No self-respecting corporate board would meet by telephone.
The Society says it is the moral leader of the PR industry but it's about time it lived up to its own Code of Ethics which says ethics is the supreme duty of its members.

This topic is examined at length in the Jan./Feb. Atlantic under the headline: "The Hazards of Duke," which reports on a female student's descriptions of sex with 13 Duke athletes.
Quoted is physician and psychologist Leonard Sax who says that, "Drink per drink, alcohol is more dangerous to young women than it is to young men, even after adjusting for differences in height and weight. Alcohol appears to damage girls' brains differently and more severely than the same degree of alcohol abuse affects same-age boys."
Sax is the author of "Girls on the Edge" which says the abuse of alcohol by young women has quadrupled in recent years and more women in college are now alcohol abusers than men.
Recent Duke grad Karen Owen assembled 42 slides accompanied by profuse details including photographs of the men and descriptions of their sexual abilities.
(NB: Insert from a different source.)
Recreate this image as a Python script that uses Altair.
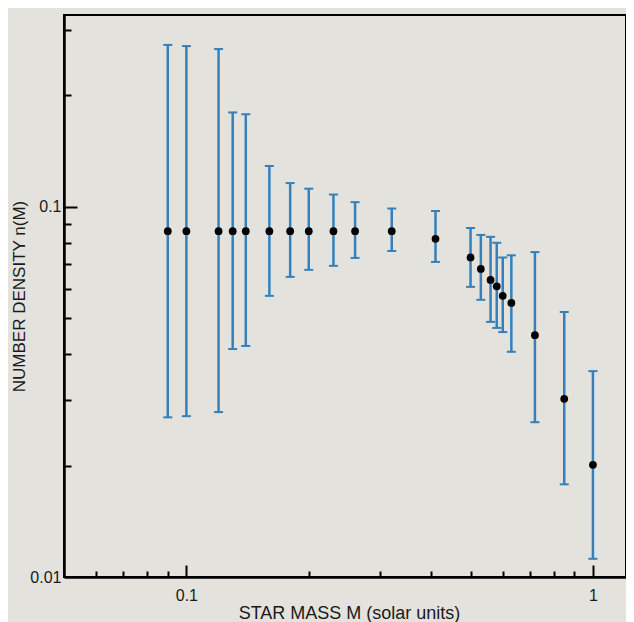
import altair as alt
import pandas as pd

# ---- data ----
mass = [0.09, 0.10, 0.12, 0.13, 0.14, 0.16, 0.18, 0.20, 0.23, 0.26, 0.32,
        0.41, 0.50, 0.53, 0.56, 0.58, 0.60, 0.63, 0.72, 0.85, 1.00]
density = [0.086, 0.086, 0.086, 0.086, 0.086, 0.086, 0.086, 0.086, 0.086, 0.086, 0.086,
           0.082, 0.073, 0.068, 0.0635, 0.061, 0.0575, 0.055, 0.045, 0.0303, 0.0201]
upper = [0.274, 0.272, 0.267, 0.180, 0.178, 0.129, 0.116, 0.112, 0.108, 0.103, 0.099,
         0.0975, 0.0877, 0.084, 0.083, 0.080, 0.073, 0.074, 0.0755, 0.052, 0.036]
lower = [0.027, 0.0272, 0.0279, 0.0413, 0.0421, 0.0575, 0.0647, 0.0676, 0.0693, 0.0728, 0.076,
         0.071, 0.0608, 0.0561, 0.0489, 0.0471, 0.0459, 0.0406, 0.0262, 0.0178, 0.0112]

x_label_values = [0.1, 1]
y_label_values = [0.01, 0.1]
x_minor = [0.06, 0.07, 0.08, 0.09, 0.2, 0.3, 0.4, 0.5, 0.6, 0.7, 0.8, 0.9]
x_major = [0.1, 1]
y_minor = [0.02, 0.03, 0.04, 0.05, 0.06, 0.07, 0.08, 0.09, 0.2, 0.3]
y_major = [0.1]

x_title = "STAR MASS M (solar units)"
y_title = "NUMBER DENSITY n(M)"

df = pd.DataFrame({"mass": mass, "density": density, "upper": upper, "lower": lower})

# ---- style ----
W, H = 562, 562
BG = "#e3e2dc"
BLUE = "#3580bb"
INK = "#1a1a1a"
FONT = "Liberation Sans"

xscale = alt.Scale(type="log", domain=[0.05, 1.206], nice=False)
yscale = alt.Scale(type="log", domain=[0.01, 0.33], nice=False)

main_x = alt.Axis(orient="bottom", values=x_label_values, format="~g", ticks=False, tickSize=0,
                  grid=False, domainColor="black", domainWidth=2.5,
                  labelFont=FONT, labelFontSize=16, labelColor=INK, labelBaseline="alphabetic",
                  labelPadding=23, labelFlush=False,
                  title=x_title, titleFont=FONT, titleFontSize=18, titleFontWeight="normal",
                  titleColor=INK, titleX=285, titleY=41, titleBaseline="alphabetic",
                  titleAlign="center")
main_y = alt.Axis(orient="left", values=y_label_values, format="~g", ticks=False, tickSize=0,
                  grid=False, domainColor="black", domainWidth=2.5,
                  labelFont=FONT, labelFontSize=16, labelColor=INK, labelPadding=3,
                  labelFlush=False,
                  title=y_title, titleFont=FONT, titleFontSize=17, titleFontWeight="normal",
                  titleColor=INK, titleX=-40, titleY=H / 2, titleAngle=270,
                  titleBaseline="alphabetic", titleAlign="center")

def tick_axis(orient, values, length):
    return alt.Axis(orient=orient, values=values, offset=-length, tickSize=length,
                    tickColor="black", tickWidth=2, labels=False, domain=False,
                    grid=False, title=None)

bars = alt.Chart(df).mark_rule(color=BLUE, strokeWidth=2.5).encode(
    x=alt.X("mass:Q", scale=xscale, axis=main_x),
    y=alt.Y("lower:Q", scale=yscale, axis=main_y),
    y2="upper:Q",
)
caps_top = alt.Chart(df).mark_tick(orient="horizontal", color=BLUE, size=9, thickness=2,
                                   opacity=1).encode(
    x=alt.X("mass:Q", scale=xscale, axis=tick_axis("bottom", x_minor, 6)),
    y=alt.Y("upper:Q", scale=yscale, axis=tick_axis("left", y_minor, 7)),
)
caps_bot = alt.Chart(df).mark_tick(orient="horizontal", color=BLUE, size=9, thickness=2,
                                   opacity=1).encode(
    x=alt.X("mass:Q", scale=xscale, axis=tick_axis("bottom", x_major, 12)),
    y=alt.Y("lower:Q", scale=yscale, axis=tick_axis("left", y_major, 13)),
)
points = alt.Chart(df).mark_circle(color="black", size=60, opacity=1).encode(
    x=alt.X("mass:Q", scale=xscale, axis=None),
    y=alt.Y("density:Q", scale=yscale, axis=None),
)

chart = (
    alt.layer(bars, caps_top, caps_bot, points)
    .resolve_axis(x="independent", y="independent")
    .properties(width=W, height=H, background=BG,
                padding={"left": 56, "top": 7, "right": 0, "bottom": 45},
                autosize=alt.AutoSizeParams(type="none"))
    .configure_view(stroke="black", strokeWidth=2, fill=BG)
)

chart.save("out.html", embed_options={"renderer": "svg", "actions": False})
She sent the materials to three friends but they forwarded it to numerous others resulting in a "huge audience including the men whom she describes," writes contributing editor Caitlin Flanagan.

Leaving aside the fact that no trial was ever held on the charges after the attorney general decreed that the accused were "innocent" and declared the case closed, Flanagan says that what the Duke athletes did fell "far outside the realm of what anyone can call decent behavior."
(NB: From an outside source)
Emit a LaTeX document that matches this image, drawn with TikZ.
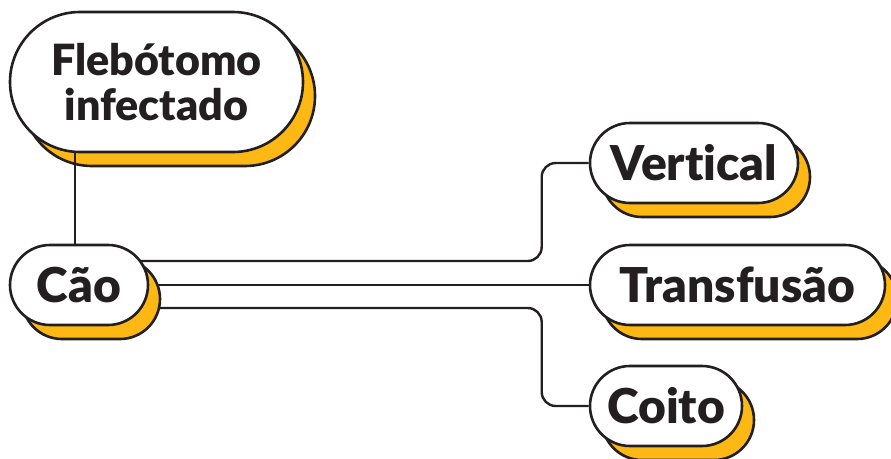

She said they hired two strippers (at $400 each) who were "desperately poor, one of them a mother of two," and became angry when "they turned out not to be white, suggesting the women use a broomstick as a sex toy, and then hurling racial slurs at them as they stumbled back into their car."
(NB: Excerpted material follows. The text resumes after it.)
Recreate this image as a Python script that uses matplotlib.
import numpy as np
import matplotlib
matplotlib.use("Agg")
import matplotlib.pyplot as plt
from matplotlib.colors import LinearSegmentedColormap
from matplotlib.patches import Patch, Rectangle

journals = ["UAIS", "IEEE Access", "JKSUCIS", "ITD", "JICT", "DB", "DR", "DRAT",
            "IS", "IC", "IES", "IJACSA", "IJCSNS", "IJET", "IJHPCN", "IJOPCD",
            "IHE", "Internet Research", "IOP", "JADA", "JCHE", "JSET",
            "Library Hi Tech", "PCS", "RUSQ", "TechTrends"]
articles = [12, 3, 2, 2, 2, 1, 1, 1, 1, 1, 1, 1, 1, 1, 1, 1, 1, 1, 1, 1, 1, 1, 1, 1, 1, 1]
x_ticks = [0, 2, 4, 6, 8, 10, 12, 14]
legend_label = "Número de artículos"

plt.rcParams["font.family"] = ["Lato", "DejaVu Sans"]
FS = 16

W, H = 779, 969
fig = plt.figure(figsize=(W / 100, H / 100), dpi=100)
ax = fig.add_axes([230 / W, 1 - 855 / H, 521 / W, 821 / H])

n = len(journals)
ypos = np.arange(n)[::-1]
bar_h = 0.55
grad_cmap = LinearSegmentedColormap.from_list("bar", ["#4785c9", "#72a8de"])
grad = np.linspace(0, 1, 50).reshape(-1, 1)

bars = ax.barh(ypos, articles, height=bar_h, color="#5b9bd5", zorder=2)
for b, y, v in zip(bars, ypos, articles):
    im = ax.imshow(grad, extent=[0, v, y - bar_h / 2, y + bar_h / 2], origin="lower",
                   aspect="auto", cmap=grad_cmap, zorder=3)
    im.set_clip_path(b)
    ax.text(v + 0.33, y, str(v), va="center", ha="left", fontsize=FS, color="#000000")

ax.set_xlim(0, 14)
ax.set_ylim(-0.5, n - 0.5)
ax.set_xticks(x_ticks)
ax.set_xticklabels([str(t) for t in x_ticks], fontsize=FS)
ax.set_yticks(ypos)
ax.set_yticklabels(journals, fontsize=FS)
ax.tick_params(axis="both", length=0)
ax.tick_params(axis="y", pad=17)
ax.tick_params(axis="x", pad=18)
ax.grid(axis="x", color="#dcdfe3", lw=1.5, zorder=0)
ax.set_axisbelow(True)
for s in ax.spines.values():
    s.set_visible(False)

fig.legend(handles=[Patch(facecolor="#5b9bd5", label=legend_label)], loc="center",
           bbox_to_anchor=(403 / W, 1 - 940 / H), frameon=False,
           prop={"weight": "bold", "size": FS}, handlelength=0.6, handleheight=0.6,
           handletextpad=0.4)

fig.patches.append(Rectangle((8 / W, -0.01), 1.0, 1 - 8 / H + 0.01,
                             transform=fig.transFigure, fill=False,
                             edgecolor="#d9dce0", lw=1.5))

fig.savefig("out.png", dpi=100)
The "bungled case," she wrote, resulted in the Duke players being pictured as "victimized solid citizens."
One of the alleged sex partners of Owen was David Evans, a lacrosse team member who was at the party. The NCAA, citing the year he lost to the scandal, allowed Evans an extra year of eligibility as a lacrosse player when he became an M.B.A. candidate.
Flanagan refers to former Duke Law School student Tucker Max who authored in 2005 "I Hope They Serve Beer in Hell," described by one reviewer "277 pages of non-stop drinking, debauchery and fornication."
Max, according to Flanagan, with his "Howard Stern" style of aggressiveness and vulgarity, "became the unofficial king of Duke" and a "legendary figure to fraternity members across the country, who treat him, and his simple system of playing directly on women's insecurities to get them in bed immediately, as a messiah," writes Flanagan.
Crucial to his method, says Flanagan, is "the titanic amount of alcohol he and his potential partners consume before the hookup."
The same issue of the Atlantic has an article called "Hard Core" by Natasha Vargas-Cooper that details the "pervasiveness" of porn on the web (accounting for a quarter of all searches).
Children in classrooms are hiding their cellphones behind textbooks while watching hardcore videos in which women are often treated in a degrading manner, she writes.